Awalnya filsafat hanya terfokus pada kajian filsafat alam dan filsafat manusia. Tetapi seiringnya waktu berjalan, saat ini kajian filsafat tidak hanya terfokus dalam filsafat alam dan filsafat manusia saja tetapi filsafar kebudayaan, filsafat bahasa bahkan filsafat ilmu pengetahuan.
Filsafat Ilmu Pengetahuan adalah salah satu cabang dari filsafat yang sudah diminati sekitar abad ke-17, namun semenjak abad ke-20 filsafat ilmu pengetahuan telah mengalami perkembangan yang besar, sehingga sebagian orang tidak sanggup mengikuti arus perkembangannya karena beragamnya jurusan. Saat ini sudah ada sekitar 230 jurusan. Awalnya ilmu hanya ada dua yaitu ilmu alam dan ilmu sosial. Tetapi sudah berkembang pesat terutama ilmu alam. Semakin banyak jurusan maka semakin spesifik keilmuan saat ini.


BAB II
PEMBAHASAN

A.    Kedudukan Filsafat Ilmu Pengetahuan Dalam Sistematika Filsafat
Sebelum menjelaskan kedudukan filsafat ilmu pengetahuan dalam sistematika filsafat, pengertian ataupun definisi filsafat haruslah dipahami terlebih dahulu.
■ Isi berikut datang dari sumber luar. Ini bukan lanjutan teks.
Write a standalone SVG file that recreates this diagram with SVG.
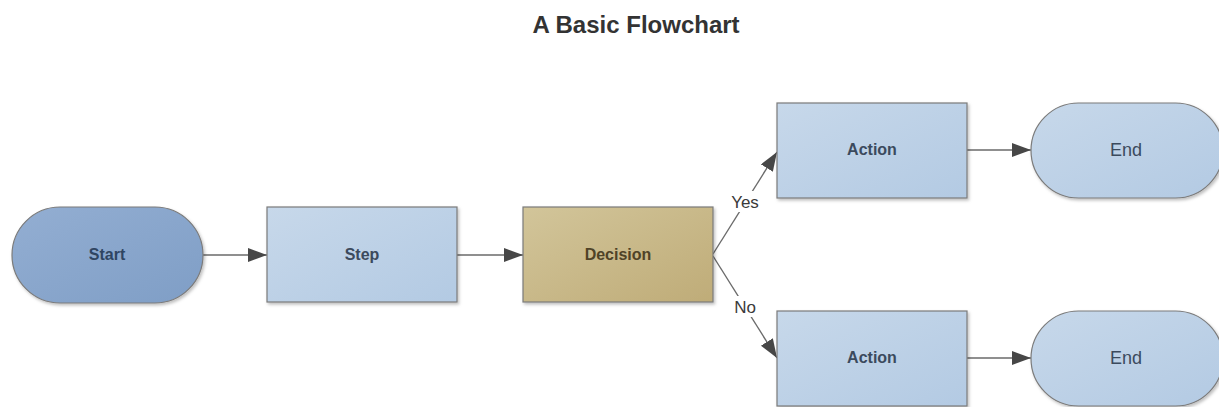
<svg xmlns="http://www.w3.org/2000/svg" width="1219" height="407" viewBox="0 0 1219 407">
<style>
.node{stroke:#7b7b7b;stroke-width:1.2}
.lbl{font-family:"Liberation Sans",Arial,sans-serif;font-size:16px;font-weight:bold;text-anchor:middle}
.conn{stroke:#6a6a6a;stroke-width:1.4;fill:none;marker-end:url(#arr)}
.elbl{font-family:"Liberation Sans",Arial,sans-serif;font-size:17px;fill:#3a3a3a;text-anchor:middle}
.title{font-family:"Liberation Sans",Arial,sans-serif;font-size:24px;font-weight:bold;fill:#333;text-anchor:middle}
</style>
<defs>
<linearGradient id="gStart" x1="0" y1="0" x2="1" y2="1"><stop offset="0" stop-color="#93aed2"/><stop offset="1" stop-color="#7f9ec6"/></linearGradient>
<linearGradient id="gBlue" x1="0" y1="0" x2="1" y2="1"><stop offset="0" stop-color="#c7d8ea"/><stop offset="1" stop-color="#b3cae3"/></linearGradient>
<linearGradient id="gDec" x1="0" y1="0" x2="1" y2="1"><stop offset="0" stop-color="#d2c59a"/><stop offset="1" stop-color="#bfac78"/></linearGradient>
<filter id="sh" x="-10%" y="-10%" width="125%" height="130%"><feDropShadow dx="1.5" dy="2" stdDeviation="1.5" flood-color="#000" flood-opacity="0.25"/></filter>
<marker id="arr" markerUnits="userSpaceOnUse" markerWidth="20" markerHeight="16" refX="19" refY="7" orient="auto"><path d="M0,0 L19,7 L0,14 z" fill="#474747"/></marker>
</defs>
<rect width="1219" height="407" fill="#fff"/>
<text class="title" x="636" y="33">A Basic Flowchart</text>
<g id="connectors">
<line class="conn" x1="203" y1="255" x2="267" y2="255"/>
<line class="conn" x1="457" y1="255" x2="523" y2="255"/>
<line class="conn" x1="713" y1="254" x2="777" y2="152"/>
<line class="conn" x1="713" y1="256" x2="777" y2="358"/>
<line class="conn" x1="967" y1="150" x2="1031" y2="150"/>
<line class="conn" x1="967" y1="358" x2="1031" y2="358"/>
<rect x="727" y="191" width="36" height="21" fill="#fff"/>
<text class="elbl" x="745" y="208">Yes</text>
<rect x="731" y="296" width="29" height="21" fill="#fff"/>
<text class="elbl" x="745" y="313">No</text>
</g>
<g id="start"><rect class="node" x="12" y="207" width="191" height="96" rx="48" fill="url(#gStart)" filter="url(#sh)"/><text class="lbl" x="107" y="260" fill="#2f4562">Start</text></g>
<g id="step"><rect class="node" x="267" y="207" width="190" height="95" fill="url(#gBlue)" filter="url(#sh)"/><text class="lbl" x="362" y="260" fill="#3b4a5d">Step</text></g>
<g id="decision"><rect class="node" x="523" y="207" width="190" height="95" fill="url(#gDec)" filter="url(#sh)"/><text class="lbl" x="618" y="260" fill="#4f4327">Decision</text></g>
<g id="action1"><rect class="node" x="777" y="103" width="190" height="95" fill="url(#gBlue)" filter="url(#sh)"/><text class="lbl" x="872" y="155" fill="#3b4a5d">Action</text></g>
<g id="action2"><rect class="node" x="777" y="311" width="190" height="95" fill="url(#gBlue)" filter="url(#sh)"/><text class="lbl" x="872" y="363" fill="#3b4a5d">Action</text></g>
<g id="end1"><rect class="node" x="1031" y="103" width="192" height="95" rx="47.5" fill="url(#gBlue)" filter="url(#sh)"/><text class="lbl" x="1126" y="156" fill="#3b4a5d" style="font-weight:normal;font-size:18px">End</text></g>
<g id="end2"><rect class="node" x="1031" y="311" width="192" height="95" rx="47.5" fill="url(#gBlue)" filter="url(#sh)"/><text class="lbl" x="1126" y="364" fill="#3b4a5d" style="font-weight:normal;font-size:18px">End</text></g>
</svg>
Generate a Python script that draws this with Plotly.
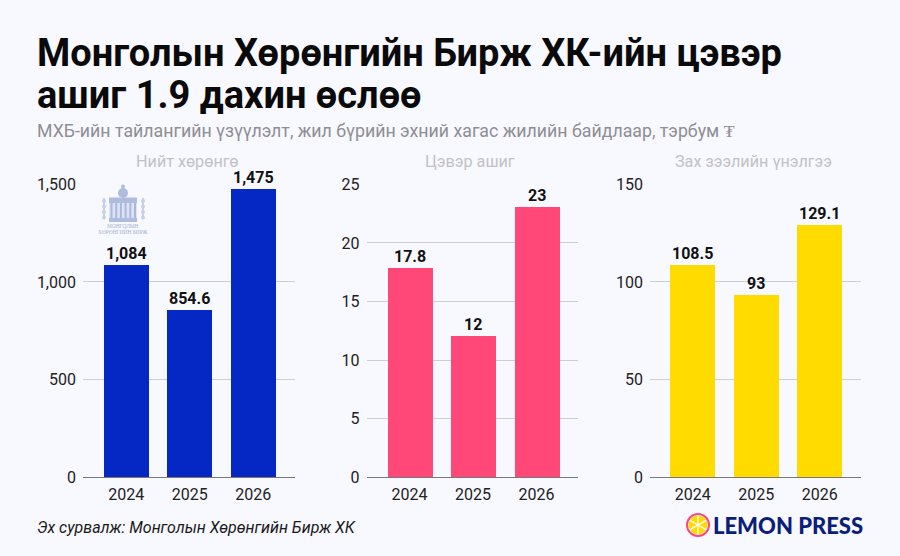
import math
import plotly.graph_objects as go

W, H = 900, 556
BG = "#F8F8FF"

years = ["2024", "2025", "2026"]
total_assets = [1084, 854.6, 1475]
net_profit = [17.8, 12, 23]
market_cap = [108.5, 93, 129.1]

panel_titles = ["Нийт хөрөнгө", "Цэвэр ашиг", "Зах зээлийн үнэлгээ"]
panel_values = [total_assets, net_profit, market_cap]
panel_colors = ["#0528C4", "#FF4778", "#FFDB00"]
panel_max = [1500, 25, 150]
panel_ticks = [[0, 500, 1000, 1500], [0, 5, 10, 15, 20, 25], [0, 50, 100, 150]]
# left edge, right edge, top and baseline of each plot area, in pixels
panel_boxes = [(83, 295, 184.3, 477.3), (366.5, 578, 184.3, 477.3), (650, 861, 184.3, 477.3)]
first_bar_center = [126.2, 409.5, 692.8]
bar_step = 63.5
bar_px = 45

title_lines = ["Монголын Хөрөнгийн Бирж ХК-ийн цэвэр", "ашиг 1.9 дахин өслөө"]
subtitle = "МХБ-ийн тайлангийн үзүүлэлт, жил бүрийн эхний хагас жилийн байдлаар, тэрбум ₮"
source = "Эх сурвалж: Монголын Хөрөнгийн Бирж ХК"
brand = "LEMON PRESS"
seal_lines = ["МОНГОЛЫН", "ХӨРӨНГИЙН БИРЖ"]


def fx(px):
    return px / W


def fy(py):
    return 1 - py / H


fig = go.Figure()
shapes, annotations = [], []


def add_text(px, py, text, size, color, anchor="left", weight=400, style="normal", family="Roboto"):
    annotations.append(dict(
        x=fx(px), y=fy(py), xref="paper", yref="paper", text=text, showarrow=False,
        xanchor=anchor, yanchor="middle", align=anchor, borderpad=0, borderwidth=0,
        font=dict(family=family, size=size, color=color, weight=weight, style=style),
    ))


def rect(x0, y0, x1, y1, fill, layer="above"):
    shapes.append(dict(type="rect", xref="paper", yref="paper", x0=fx(x0), x1=fx(x1),
                       y0=fy(y0), y1=fy(y1), fillcolor=fill, line_width=0, layer=layer))


def circle(cx, cy, r, fill, line=None, lw=0, layer="above"):
    shapes.append(dict(type="circle", xref="paper", yref="paper", x0=fx(cx - r), x1=fx(cx + r),
                       y0=fy(cy + r), y1=fy(cy - r), fillcolor=fill,
                       line=dict(color=line or fill, width=lw), layer=layer))


def polygon(points, fill, layer="above"):
    path = "M " + " L ".join(f"{fx(x):.5f},{fy(y):.5f}" for x, y in points) + " Z"
    shapes.append(dict(type="path", xref="paper", yref="paper", path=path,
                       fillcolor=fill, line_width=0, layer=layer))


for i, (values, color, top, ticks, box, c0) in enumerate(
    zip(panel_values, panel_colors, panel_max, panel_ticks, panel_boxes, first_bar_center)
):
    n = "" if i == 0 else str(i + 1)
    left, right, ytop, ybase = box
    fig.add_trace(go.Bar(
        x=[0, 1, 2], y=values, xaxis=f"x{n}", yaxis=f"y{n}", width=bar_px / bar_step,
        marker=dict(color=color, line_width=0), showlegend=False, hoverinfo="skip",
    ))
    for k, v in enumerate(values):
        annotations.append(dict(
            x=k, y=v, xref=f"x{n}", yref=f"y{n}", text=f"{v:,}", showarrow=False,
            yanchor="middle", yshift=12, borderpad=0,
            font=dict(family="Roboto", size=16, color="#111111", weight=700),
        ))
    fig.update_layout({
        f"xaxis{n}": dict(
            domain=[fx(left), fx(right)], anchor=f"y{n}", automargin=False,
            range=[(left - c0) / bar_step, (right - c0) / bar_step],
            tickmode="array", tickvals=[0, 1, 2], ticktext=years, ticks="", ticklabelstandoff=2,
            showgrid=False, zeroline=False, showline=True, linecolor="#77777C", linewidth=1,
            tickfont=dict(family="Roboto", size=16, color="#222222"),
        ),
        f"yaxis{n}": dict(
            domain=[fy(ybase), fy(ytop)], anchor=f"x{n}", range=[0, top], automargin=False,
            tickmode="array", tickvals=ticks, tickformat=",", ticks="", ticklabelstandoff=6,
            showgrid=True, gridcolor="#CDCDD2", gridwidth=1, zeroline=False,
            showline=False, tickfont=dict(family="Roboto", size=16, color="#222222"),
        ),
    })
    add_text((left + right) / 2 - 2, 162, panel_titles[i], 16.2, "#C2C2C6", "center")

add_text(37, 53, title_lines[0], 38, "#0A0A0A", weight=700)
add_text(37, 95, title_lines[1], 38, "#0A0A0A", weight=700)
add_text(37, 131, subtitle, 17.75, "#8E8E93")
add_text(37, 527, source, 16, "#1A1A1A", style="italic")

# Brand mark: lemon slice inside a pink ring, then the wordmark
LC = (698, 525)
circle(*LC, 11, "#FFFFFF", "#FF4778", 2)
for s in range(6):
    a0 = math.radians(s * 60 - 90 + 4)
    a1 = math.radians(s * 60 - 30 - 4)
    tip = (LC[0] + 1.2 * math.cos((a0 + a1) / 2), LC[1] + 1.2 * math.sin((a0 + a1) / 2))
    arc = [(LC[0] + 9.3 * math.cos(a0 + (a1 - a0) * t / 5),
            LC[1] + 9.3 * math.sin(a0 + (a1 - a0) * t / 5)) for t in range(6)]
    polygon([tip] + arc, "#FFDB00")
add_text(713, 525, brand, 22, "#0B1F7A", weight=900, family="Lato")

# Pale exchange seal above the first bar: finial, dome, colonnade, side script, caption
SEAL = "#AEBDDD"
circle(123, 186.5, 2, SEAL)
circle(123, 193, 5, SEAL)
rect(109, 197.5, 137, 203, SEAL, "below")
rect(109, 218, 137, 222, SEAL, "below")
rect(109, 203, 137, 218, "#DDE3F3", "below")
for k in range(6):
    rect(110.5 + k * 4.7, 203, 112.5 + k * 4.7, 218, "#A9B9DC", "below")
for side in (102, 141):
    rect(side + 1, 198, side + 3, 219, "#C6D1EA", "below")
    for k in range(4):
        circle(side + 2, 201 + k * 5.5, 2, "#C6D1EA", layer="below")
add_text(123, 226, seal_lines[0], 5.4, "#A2B0D2", "center", family="Liberation Serif")
add_text(123, 231, seal_lines[1], 5.4, "#A2B0D2", "center", family="Liberation Serif")

fig.update_layout(
    width=W, height=H, margin=dict(l=0, r=0, t=0, b=0, pad=0), autosize=False,
    paper_bgcolor=BG, plot_bgcolor=BG, bargap=0,
    shapes=shapes, annotations=annotations, font=dict(family="Roboto"),
)
fig.write_html("out.html", config={"displayModeBar": False})
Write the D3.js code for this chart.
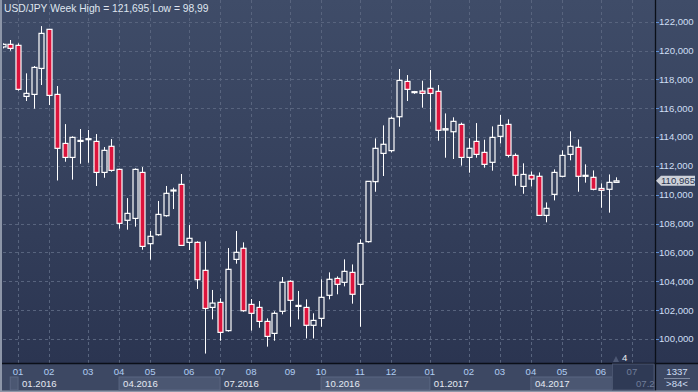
<!DOCTYPE html>
<html>
<head>
<meta charset="utf-8">
<script src="https://cdn.jsdelivr.net/npm/d3@7"></script>
<style>
html,body{margin:0;padding:0;background:#2c3653;}
svg{display:block;font-family:"Liberation Sans",Arial,sans-serif;}
</style>
</head>
<body>
<svg id="chart" width="698" height="392"></svg>
<script>
// ---- DATA (weekly USD/JPY candles) ----
const opens  = [120.25,120.43,120.36,116.82,116.96,118.76,121.47,116.96,113.56,112.59,
                113.70,113.82,113.70,111.55,113.36,111.76,108.23,108.36,111.55,106.61,
                107.23,108.55,110.26,110.72,106.70,106.70,104.76,102.19,102.54,100.58,
                105.52,106.29,102.40,102.19,101.22,100.39,101.92,104.00,102.26,102.19,
                100.95,101.43,103.03,104.20,103.93,104.62,103.79,106.75,110.91,112.87,
                113.06,115.41,117.86,117.10,117.19,117.38,117.17,114.49,114.37,114.88,
                112.59,113.70,112.94,112.25,114.05,114.88,112.73,110.58,111.35,111.28,
                108.57,110.03,111.28,112.80,113.29,111.28,111.21,110.44,110.38,110.86];
const highs  = [120.50,120.73,120.50,118.42,118.93,121.695,121.50,117.54,114.90,114.05,
                114.56,114.49,114.21,113.31,113.86,111.80,109.77,111.83,111.92,107.49,
                109.57,110.61,110.49,111.44,107.90,106.77,106.77,103.40,102.82,106.31,
                107.49,106.70,102.77,102.63,101.43,101.92,104.30,104.07,103.33,102.75,
                101.78,104.14,104.62,104.34,105.52,105.17,106.91,110.95,113.91,114.81,
                115.41,118.72,118.30,117.20,117.91,118.65,117.61,115.64,115.37,115.00,
                113.91,114.97,113.82,114.74,115.53,115.23,112.87,112.18,111.62,111.55,
                109.47,111.76,113.08,114.40,113.84,112.11,111.69,110.79,111.41,111.21];
const lows   = [120.15,119.99,117.22,116.50,115.97,117.61,116.22,110.99,112.29,111.05,
                112.15,112.22,110.61,111.18,111.60,107.65,107.58,107.79,106.19,105.50,
                107.16,108.48,109.01,106.45,106.17,103.47,98.99,101.36,99.88,100.51,
                105.22,101.89,100.58,100.78,99.47,99.88,101.71,100.85,101.36,100.04,
                100.04,100.85,102.75,103.10,103.65,102.45,100.85,106.68,110.21,111.30,
                112.94,114.72,116.50,117.00,116.04,115.07,113.75,112.57,112.48,112.02,
                111.53,112.57,111.88,111.67,113.56,112.59,110.63,110.07,110.58,108.55,
                108.09,109.61,111.21,112.39,110.21,110.84,110.31,109.10,108.76,110.86];
const closes = [120.43,120.15,117.31,117.03,118.83,121.19,116.89,113.22,112.59,113.98,
                113.77,113.89,111.55,113.08,111.69,108.02,108.71,111.76,106.42,107.12,
                108.64,110.10,110.33,106.49,106.98,104.11,102.12,102.49,100.46,104.83,
                106.01,101.96,101.78,101.22,100.18,101.78,103.93,102.68,102.33,100.95,
                101.29,102.89,104.14,103.79,104.69,103.10,106.63,110.93,113.22,113.50,
                115.30,117.93,117.31,117.15,117.03,117.03,114.47,114.58,115.09,112.59,
                113.22,112.80,112.11,113.98,114.81,112.73,111.35,111.41,111.09,108.57,
                109.06,111.55,112.73,113.36,111.28,111.35,110.38,110.31,110.86,110.965];

const monthIdx    = [2,6,11,15,19,24,28,32,37,41,46,50,55,60,64,68,72,77,81];
const monthLabels = ["01","02","03","04","05","06","07","08","09","10","11","12","01","02","03","04","05","06","07"];
const quarterIdx    = [2,15,28,41,55,68,81];
const quarterLabels = ["01.2016","04.2016","07.2016","10.2016","01.2017","04.2017","07.2"];
const yTicks = [100,102,104,106,108,110,112,114,116,118,120,122];
const title = "USD/JPY Week High = 121,695 Low = 98,99";
const lastPrice = 110.965;

// ---- LAYOUT ----
const W = 698, H = 392;
const plotLeft = 3, plotRight = 655, plotBottom = 363;
const FS = 9.6;
const svg = d3.select("#chart");

const x = d3.scaleLinear().domain([0, 81]).range([2.5, 631.9]);
const y = d3.scaleLinear().domain([100, 122]).range([339, 21.7]);
const fmt = v => d3.format(",.3f")(v).replace(".", "#").replace(/,/g, ".").replace("#", ",");

const defs = svg.append("defs");
const g1 = defs.append("linearGradient").attr("id","bg").attr("gradientUnits","userSpaceOnUse")
  .attr("x1",0).attr("y1",0).attr("x2",0).attr("y2",plotBottom);
g1.append("stop").attr("offset","0%").attr("stop-color","#3f4c68");
g1.append("stop").attr("offset","100%").attr("stop-color","#2b3551");
defs.append("clipPath").attr("id","clip").append("rect")
  .attr("x",plotLeft).attr("y",0).attr("width",plotRight-plotLeft).attr("height",plotBottom);

// backgrounds
svg.append("rect").attr("x",0).attr("y",0).attr("width",W).attr("height",plotBottom).attr("fill","url(#bg)");
svg.append("rect").attr("x",0).attr("y",plotBottom).attr("width",W).attr("height",H-plotBottom).attr("fill","#3d4863");

// grid
const grid = svg.append("g").attr("clip-path","url(#clip)");
grid.selectAll("line.h").data(yTicks).join("line")
  .attr("x1",plotLeft).attr("x2",plotRight)
  .attr("y1",d=>Math.round(y(d))+0.5).attr("y2",d=>Math.round(y(d))+0.5)
  .attr("stroke","#58647e").attr("stroke-dasharray","3,3").attr("stroke-width",1);
grid.selectAll("line.v").data(monthIdx).join("line")
  .attr("x1",d=>Math.round(x(d))+0.5).attr("x2",d=>Math.round(x(d))+0.5)
  .attr("y1",0).attr("y2",plotBottom)
  .attr("stroke","#58647e").attr("stroke-dasharray","3,3").attr("stroke-width",1);

// candles
const idx = d3.range(opens.length);
const candles = svg.append("g").attr("clip-path","url(#clip)");
candles.selectAll("line.wick").data(idx).join("line")
  .attr("x1",i=>Math.round(x(i))+0.5).attr("x2",i=>Math.round(x(i))+0.5)
  .attr("y1",i=>y(highs[i])).attr("y2",i=>y(lows[i]))
  .attr("stroke","#ffffff").attr("stroke-width",1);
const bw = 5;
candles.selectAll("rect.body").data(idx).join("rect")
  .attr("x",i=>Math.round(x(i))+0.5-bw/2)
  .attr("y",i=>y(Math.max(opens[i],closes[i])))
  .attr("width",bw)
  .attr("height",i=>Math.max(1,Math.abs(y(opens[i])-y(closes[i]))))
  .attr("fill",i=>closes[i]<opens[i] ? "#dc143c" : "url(#bg)")
  .attr("stroke","#ffffff").attr("stroke-width",1.2);

// separators
svg.append("line").attr("x1",0).attr("x2",W).attr("y1",plotBottom+0.5).attr("y2",plotBottom+0.5)
  .attr("stroke","#0b0f18").attr("stroke-width",1.3);
svg.append("line").attr("x1",plotRight+0.5).attr("x2",plotRight+0.5).attr("y1",0).attr("y2",H)
  .attr("stroke","#0b0f18").attr("stroke-width",1.3);
svg.append("rect").attr("x",0).attr("y",0).attr("width",2).attr("height",H).attr("fill","#8d96a8");
svg.append("rect").attr("x",0).attr("y",H-1.5).attr("width",W).attr("height",1.5).attr("fill","#8d96a8");

// right axis
const ra = svg.append("g");
ra.selectAll("line").data(yTicks).join("line")
  .attr("x1",plotRight+1).attr("x2",plotRight+4)
  .attr("y1",d=>Math.round(y(d))+0.5).attr("y2",d=>Math.round(y(d))+0.5)
  .attr("stroke","#5d8fd6");
ra.selectAll("text").data(yTicks).join("text")
  .attr("x",659).attr("y",d=>y(d)).attr("dy","0.35em")
  .attr("font-size",FS).attr("fill","#cfdff4")
  .text(d=>fmt(d));

// current price marker
const py = y(lastPrice);
svg.append("path")
  .attr("d",`M656,${py} L661,${py-5} L695,${py-5} L695,${py+5} L661,${py+5} Z`)
  .attr("fill","#cdd1d9");
svg.append("text").attr("x",661).attr("y",py).attr("dy","0.35em")
  .attr("font-size",FS).attr("fill","#2b3550").text(fmt(lastPrice));

// bottom axis: quarter bands
const bandRows = [[1,2],[15,28],[41,55],[68,78.5]];
svg.selectAll("rect.band").data(bandRows).join("rect")
  .attr("x",d=>x(d[0])).attr("y",plotBottom+14)
  .attr("width",d=>x(d[1])-x(d[0])).attr("height",13)
  .attr("fill","#4b5772").attr("stroke","#5b6782").attr("stroke-width",1);
// future box
svg.append("rect").attr("x",x(78.5)).attr("y",plotBottom+1).attr("width",plotRight-x(78.5)-1).attr("height",H-plotBottom-3)
  .attr("fill","#2f3a55").attr("stroke","#4a5570");

svg.selectAll("text.month").data(monthIdx).join("text")
  .attr("x",d=>x(d)).attr("y",372).attr("dy","0.35em").attr("text-anchor","middle")
  .attr("font-size",FS).attr("fill",(d,i)=>i===monthIdx.length-1?"#6f7d99":"#b0cdf2")
  .text((d,i)=>monthLabels[i]);
svg.selectAll("text.quarter").data(quarterIdx).join("text")
  .attr("x",(d,i)=>i===quarterIdx.length-1 ? 636 : x(d)+4).attr("y",383.5).attr("dy","0.35em")
  .attr("font-size",FS).attr("fill",(d,i)=>i===quarterIdx.length-1?"#6f7d99":"#e4e9f2")
  .text((d,i)=>quarterLabels[i]);

// corner box
svg.append("text").attr("x",677).attr("y",372).attr("dy","0.35em").attr("text-anchor","middle")
  .attr("font-size",FS).attr("fill","#cfdff4").text("1337");
svg.append("line").attr("x1",664).attr("x2",690).attr("y1",378.5).attr("y2",378.5).attr("stroke","#7f8aa0");
svg.append("text").attr("x",677).attr("y",384).attr("dy","0.35em").attr("text-anchor","middle")
  .attr("font-size",FS).attr("fill","#cfdff4").text(">84<");

// small marker "4"
svg.append("path").attr("d","M613,362 L616,356 L619,362 Z").attr("fill","#4d5874");
svg.append("text").attr("x",622).attr("y",358).attr("dy","0.35em")
  .attr("font-size",FS).attr("fill","#e8ecf3").text("4");

// title
svg.append("text").attr("x",4).attr("y",8.5).attr("dy","0.35em")
  .attr("font-size",10.3).attr("fill","#dfe5ef").text(title);
</script>
</body>
</html>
Kata filsafat (philosophia) terdiri atas kata philein yang berarti “cinta” dan sophia yang berarti “kebijaksanaan”, sehingga secara etimologi filsafat berarti “cinta kebijaksanaan” dalam arti yang sedalam-dalamnya. Sedangkan secara terminologi filsafat dapat diartikan sebagai ilmu pengetahuan yang menyelidiki segala sesuatu yang ada secara mendalam dengan mempergunakan akal sampai pada hakikatnya. Filsafat bukannya mempersoalkan gejala-gejala atau fenomena, tetapi yang dicari adalah hakikat dari suatu fenomena. Hakikat adalah suatu prinsip yang menyatakan sesuatu adalah sesuatu itu. Filsafat adalah usaha untuk mengetahui segala sesuatu. Ada/being merupakan implikasi dasar. Jadi segala sesuatu yang mempunyai kualitas tertentu pasti dia adalah being. Filsafat mempunyai tujuan untuk membicarakan keberadaan. Jadi, filsafat membahas lapisan yang terakhir dari segala sesuatu atau membahas masalah-masalah yang paling dasar.[1]
Selanjutnya mengenai filsafat ilmu, Perlu diketahui bahwa Pengetahuan yang dimiliki oleh manusia dibagi menjadi dua jenis yaitu pengetahuan yang berasal dari diri manusia itu sendiri dan pengetahuan yang berasal dari luar manusia atau biasa disebut dengan wahyu. Teradapat tiga kategori pengetahuan yaitu :

·         Pengetahuan indera adalah kemampuan manusia yang dapat melihat, mendengar, peka terhadap sentuhan, dapat mencium sesuatu dan dapat merasakan rasa itu merupakan pemikiran langsung yang bertumpu pada panca indera dan batasnya sampai kepada segala sesuatu yang tidak terperangkap oleh panca indera.
·         Pengetahuan ilmu adalah manusia berpikir kemudian hasil pemikirannya dilakukan eksperimen. Setelah itu dilakukan dengan sistematika dan dapat dipertanggung jawabkan kebenarannyayang bertumpu pada kegiatan otak dan tangan dan batasnya sampai kepada yang tidak atau belum dapat dilakukan penelitian.
·         Pengetahuan filsafat adalah manusia memikirkan segala sesuatu secara sistematika, radikal dan universal bertumpu pada otak saja dan batasnya adalah batas alam, namun manusia mencoba memikirkan diluar alam yaitu agama Tuhan.[2]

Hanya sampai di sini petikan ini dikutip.